Assurent la paix des étables.

Et leur vol de clinquant vermeil

Qui cliquette en bruits symétriques

S’accorde au bétail mécanique

Dont la voix grêle bêle:

“Noël! Noël! Noël!”

 

La traduzione suonerebbe pressappoco così:

 

Il gregge verniciato delle pecorelle

Avanza tumultuoso verso la mangiatoia.

I conigli tamburini, con suoni rapidi e secchi,

coprono quello acuto dei mirlitoni.

La Vergine Maria, abbigliata in crinolina

Dagli occhi di smalto sempre aperti,

In attesa del Bonhomme hiver

Protegge Gesù, che si dondola nella culla,

Perché, non lontano, sotto un abete,

furtivo, avvolto nell’ombra del bosco,

Belzebù, la bestia oscura,

è in agguato sul bambino di zucchero dipinto.

Ma i begli angeli infrangibili,

Retti da fili d’ottone,

Dall’alto dell’albero invernale

Garantiscono la pace delle stalle.

E il loro volo di vermiglio chiassoso,

Dal simmetrico ticchettio,

S’armonizza al bestiame meccanico

La cui flebile voce bela:

“Natale! Natale! Natale!”

Che raduno è mai questo di giocattoli natalizi meccanici? Un presepe surreale di greggi verniciate che si muove rumoreggiando mentre dei conigli suonano il tamburo, talmente forte da azzerare i suoni striduli dei mirlitoni, flauti di canna, zufoli spesso utilizzati dai bimbi, come i moderni kazoo, una Madonna bambolina con occhi di smalto aperti in perpetuo sbigottimento, un bambinello Gesù di zucchero o forse di marzapane, gli angeli infrangibili appesi all’albero di Natale che proteggono la pace della stalla mentre il diavolo, in agguato nell’ombra, non aspetta altro che assalire la mangiatoia e divorare il bambino sacro.

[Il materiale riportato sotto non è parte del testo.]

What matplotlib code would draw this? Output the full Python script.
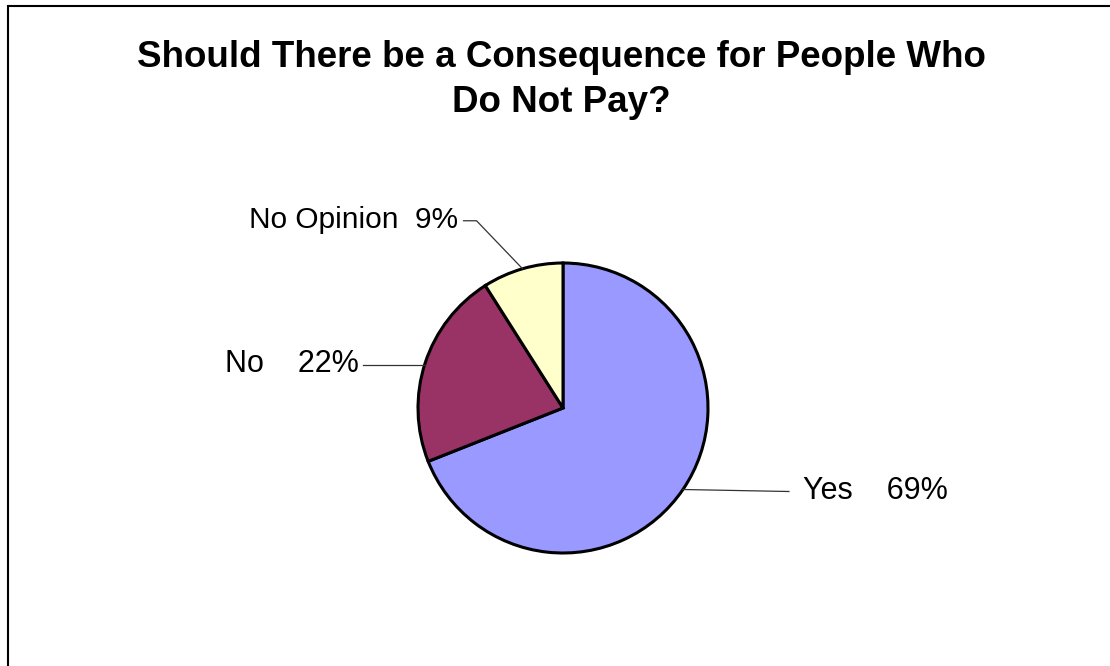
import numpy as np
import matplotlib.pyplot as plt
from matplotlib.patches import Rectangle

plt.rcParams["font.family"] = ["Liberation Sans", "DejaVu Sans"]

TITLE = "Should There be a Consequence for People Who\nDo Not Pay?"
labels = ["Yes", "No", "No Opinion"]
shares = [69, 22, 9]
colors = ["#9999FF", "#993366", "#FFFFCC"]
label_text = ["Yes    69%", "No    22%", "No Opinion  9%"]

W, H = 1110, 666
fig = plt.figure(figsize=(W / 100, H / 100), dpi=100)
ax = fig.add_axes([0, 0, 1, 1])

cx, cy, r = 563, H - 408, 145
wedges, _ = ax.pie(shares, colors=colors, startangle=90, counterclock=False,
                   center=(cx, cy), radius=r, frame=True,
                   wedgeprops=dict(edgecolor="black", linewidth=2.2))
ax.set_xlim(0, W)
ax.set_ylim(0, H)
ax.axis("off")

# leader lines start at the middle of each wedge's arc
for i, w in enumerate(wedges):
    mid = np.deg2rad((w.theta1 + w.theta2) / 2)
    ex, ey = cx + r * np.cos(mid), cy + r * np.sin(mid)
    if i == 0:
        tx, ty = ex + 106, ey - 2
        ax.plot([ex, tx], [ey, ty], color="#333333", lw=0.9)
        ax.text(tx + 14, ty + 1, label_text[i], fontsize=22, ha="left", va="center")
    elif i == 1:
        tx, ty = ex - 62, ey - 2
        ax.plot([ex, tx], [ty, ty], color="#333333", lw=0.9)
        ax.text(tx - 4, ty + 1, label_text[i], fontsize=22, ha="right", va="center")
    else:
        kx, ky = ex - 46, ey + 48
        tx = kx - 13
        ax.plot([ex, kx, tx], [ey, ky, ky], color="#333333", lw=0.9)
        ax.text(tx - 5, ky + 1, label_text[i], fontsize=21.5, ha="right", va="center")

fig.text(561 / W, 1 - 80 / H, TITLE, fontsize=26.5, fontweight="bold",
         ha="center", va="center", linespacing=1.38)

fig.patches.append(Rectangle((8 / W, -0.1), 1.2, 1 - 6 / H + 0.1,
                             transform=fig.transFigure, fill=False,
                             edgecolor="black", linewidth=1.5))

fig.savefig("out.png", dpi=100)
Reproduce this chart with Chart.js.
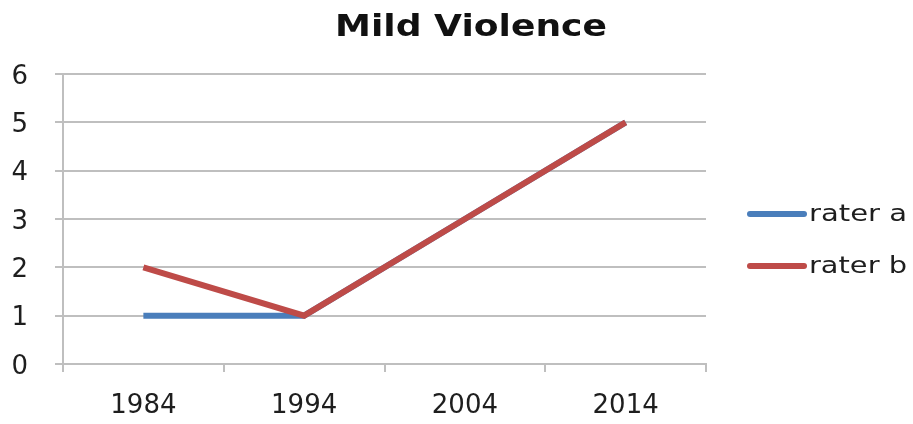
<!DOCTYPE html>
<html>
<head>
<meta charset="utf-8">
<script src="https://cdn.jsdelivr.net/npm/chart.js@4"></script>
<style>
  html, body { margin: 0; padding: 0; background: #fff; }
  #wrap { width: 913px; height: 424px; }
</style>
</head>
<body>
<div id="wrap"><canvas id="chart" width="913" height="424"></canvas></div>
<script>
// Chart data
const years = ['1984', '1994', '2004', '2014'];
const raterA = [1, 1, 3, 5];
const raterB = [2, 1, 3, 5];
const yTicks = [0, 1, 2, 3, 4, 5, 6];
const titleText = 'Mild Violence';

const blue = '#4a7ebb';
const red = '#be4b48';
const gridColor = '#bfbfbf';
const textColor = '#1e1e1e';
const fontFamily = "'DejaVu Sans', sans-serif";

// draw text squeezed/stretched to a given width
function drawWide(ctx, text, x, y, width, align) {
    const w = ctx.measureText(text).width;
    const sx = width / w;
    ctx.save();
    ctx.translate(x, y);
    ctx.scale(sx, 1);
    ctx.textAlign = align;
    ctx.fillText(text, 0, 0);
    ctx.restore();
}

// Title and legend drawn by hand, like the original
const decorations = {
    id: 'decorations',
    afterDraw(chart) {
        const ctx = chart.ctx;
        ctx.save();
        ctx.fillStyle = '#111';
        ctx.textBaseline = 'alphabetic';
        ctx.font = 'bold 31px ' + fontFamily;
        drawWide(ctx, titleText, 471, 36, 272, 'center');

        ctx.font = '23px ' + fontFamily;
        ctx.textBaseline = 'middle';
        chart.data.datasets.forEach((ds, i) => {
            const y = 214 + i * 52;
            ctx.strokeStyle = ds.borderColor;
            ctx.lineWidth = 6;
            ctx.lineCap = 'round';
            ctx.beginPath();
            ctx.moveTo(750, y);
            ctx.lineTo(804, y);
            ctx.stroke();
            ctx.fillStyle = textColor;
            drawWide(ctx, ds.label, 809, y + 1, 98, 'left');
        });
        ctx.restore();
    }
};

new Chart(document.getElementById('chart'), {
    type: 'line',
    data: {
        labels: years,
        datasets: [
            {
                label: 'rater a',
                data: raterA,
                borderColor: blue,
                backgroundColor: blue,
                borderWidth: 6,
                pointRadius: 0,
                tension: 0,
                order: 1
            },
            {
                label: 'rater b',
                data: raterB,
                borderColor: red,
                backgroundColor: red,
                borderWidth: 6,
                pointRadius: 0,
                tension: 0,
                order: 0
            }
        ]
    },
    options: {
        responsive: false,
        animation: false,
        layout: { padding: { right: 207, top: 74, bottom: 0, left: 0 } },
        plugins: {
            legend: { display: false },
            tooltip: { enabled: false },
            title: { display: false }
        },
        scales: {
            x: {
                offset: true,
                grid: {
                    offset: true,
                    drawOnChartArea: false,
                    drawTicks: true,
                    tickLength: 8,
                    color: gridColor,
                    lineWidth: 2
                },
                border: { color: gridColor, width: 2 },
                ticks: {
                    color: textColor,
                    font: { size: 26, family: fontFamily },
                    padding: 19
                },
                afterFit(scale) { scale.height = 60; }
            },
            y: {
                min: yTicks[0],
                max: yTicks[yTicks.length - 1],
                afterBuildTicks(scale) {
                    scale.ticks = yTicks.map(v => ({ value: v }));
                },
                grid: {
                    color: gridColor,
                    lineWidth: 2,
                    tickLength: 8
                },
                border: { color: gridColor, width: 2 },
                ticks: {
                    color: textColor,
                    font: { size: 26, family: fontFamily },
                    padding: 27,
                    labelOffset: 3
                },
                afterFit(scale) { scale.width = 63; }
            }
        }
    },
    plugins: [decorations]
});
</script>
</body>
</html>
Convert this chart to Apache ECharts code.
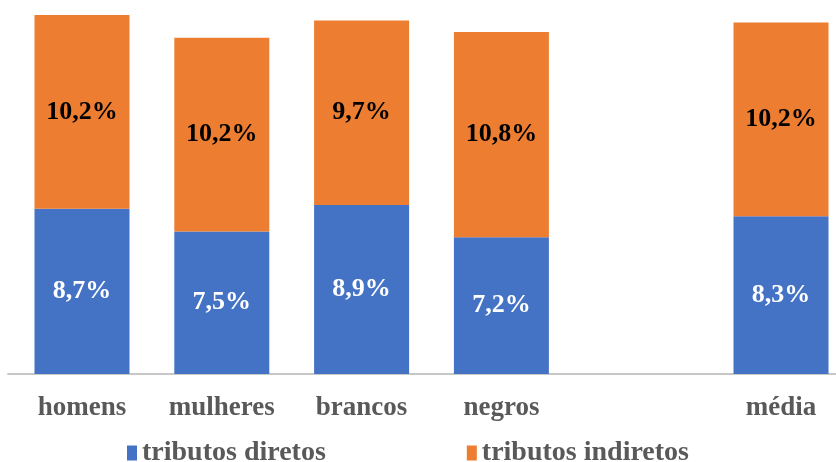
<!DOCTYPE html>
<html><head><meta charset="utf-8">
<script src="https://cdn.jsdelivr.net/npm/echarts@6/dist/echarts.min.js"></script>
<style>html,body{margin:0;padding:0;background:#fff}#c{width:836px;height:462px}</style>
</head><body><div id="c"></div>
<script>
const categories = ['homens', 'mulheres', 'brancos', 'negros', '', 'média'];
const diretos = [8.7, 7.5, 8.9, 7.2, null, 8.3];
const indiretos = [10.2, 10.2, 9.7, 10.8, null, 10.2];
const seriesNames = ['tributos diretos', 'tributos indiretos'];

const FONT = '"Liberation Serif", "Times New Roman", serif';
const fmt = p => p.value == null ? '' : String(p.value.toFixed(1)).replace('.', ',') + '%';

const chart = echarts.init(document.getElementById('c'));
chart.setOption({
  animation: false,
  grid: [
    { left: 82, width: 699, top: 13, height: 361 },
    { left: 8, right: 0, top: 13, height: 361 }
  ],
  legend: {
    data: seriesNames,
    left: 122, top: 434,
    icon: 'rect', itemWidth: 10, itemHeight: 15, itemGap: 141,
    textStyle: { fontFamily: FONT, fontWeight: 'bold', fontSize: 28, color: '#595959' }
  },
  xAxis: [
    {
      type: 'category', data: categories, gridIndex: 0, boundaryGap: false,
      axisTick: { show: false },
      axisLine: { show: false },
      axisLabel: { interval: 0, margin: 21, fontFamily: FONT, fontWeight: 'bold', fontSize: 27, color: '#595959' }
    },
    {
      type: 'category', data: categories, gridIndex: 1,
      axisTick: { show: false },
      axisLabel: { show: false },
      axisLine: { lineStyle: { color: '#c8c8c8', width: 2 } }
    }
  ],
  yAxis: [
    { type: 'value', min: 0, max: 19, show: false, gridIndex: 0, splitLine: { show: false } },
    { type: 'value', min: 0, max: 19, show: false, gridIndex: 1, splitLine: { show: false } }
  ],
  series: [
    {
      name: seriesNames[0], type: 'bar', stack: 't', data: diretos, barWidth: 95,
      itemStyle: { color: '#4472C4' },
      label: { show: true, position: 'inside', formatter: fmt, fontFamily: FONT, fontWeight: 'bold', fontSize: 26, color: '#ffffff' }
    },
    {
      name: seriesNames[1], type: 'bar', stack: 't', data: indiretos, barWidth: 95,
      itemStyle: { color: '#ED7D31' },
      label: { show: true, position: 'inside', formatter: fmt, fontFamily: FONT, fontWeight: 'bold', fontSize: 26, color: '#000000' }
    }
  ]
});
</script></body></html>
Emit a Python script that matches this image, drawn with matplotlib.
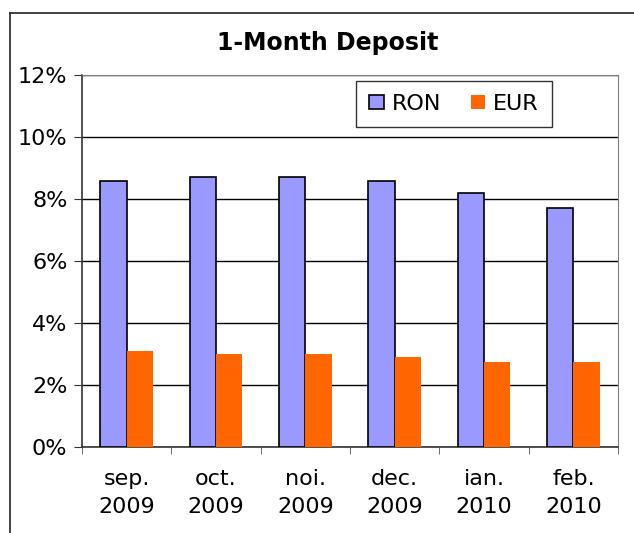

Ebbene sì, nel presepe napoletano c’è anche il diavolo!

Tutto il brano musicale è in 6/8, classico ritmo di pastorali natalizie, qui declinato in un pianoforte che imita un carillon, strumento che spesso accompagna il movimento di molti automi: sembra la pace apparente che regna nel laboratorio di Coppelius, mentre passano in parata i giocattoli, ognuno colla propria caratteristica. È l’inizio del canto che armonizza tutto, legando nella sua melodia avvolgente la visione della cinepresa che vola come un drone sul paesaggio meccanico per posarsi lieve come un velo sull’immagine di Maria che veglia sul bambino insidiato da Belzebù! E qui Ravel, con inquietanti accordi d’intervalli di seconda e tritoni (diabolus in musica, per l’appunto, è chiamato il tritono), che riprenderà in seguito per introdurre l’arrivo della Bestia nel valzer di Les entretiens de la Belle et de la Bête, brano della suite infantile Ma Mère l’Oye (1910), i Racconti di Mamma Oca, avverte dell’atmosfera che Belzebù vorrebbe turbare coi suoi disegni maligni, mentre la voce recita in un tono sinistramente infantile, come si fa per spaventare i bambini, quando si racconta che lì nel buio è in agguato l’Uomo Nero. Il ritmo del carillon è sempre costante e il drone riprende a volare sulla scena, lasciando Belzebù nella sua ombra e rilassando gli animi. Ecco quindi la stretta finale: gli angeli di latta colle ali vermiglie, appesi per un filo d’ottone all’albero di Natale, assicurano che nella stalla del bambino si possono dormire sonni tranquilli; il rumore di ferraglia del loro svolazzare meccanico si accorda perfettamente con quello dell’avanzare del gregge di tutti i giocattoli, le pecore, i conigli tamburini e il resto, mentre il pianoforte e la voce incalzano il tempo producendo un fragore ritmico percussivo, che sembra aver ispirato la conclusione di Laideronnette, impératrice des pagodes, ancora in Ma Mère l’Oye, per finire con la parola d’ordine Noël!, triplice rintocco che conclude questo volo onirico in un inquietante mondo infantile di automi.

Non ci sono bambini in carne ed ossa in questa visione, non ci sono canti natalizi, ci sono solo giocattoli senza vita animati da una chiave che gliela fornisce temporaneamente, fino a che possano portare a termine la loro recita e il loro ruolo, come un mondo autonomo di robot in una dimensione parallela. Siamo sicuri che sia proprio un brano per bambini? O, forse, Ravel ci racconta questo mondo onirico per significare in maniera larvata  la meccanicità del Natale, dove le pecore sono le masse che cantano Christmas Carols?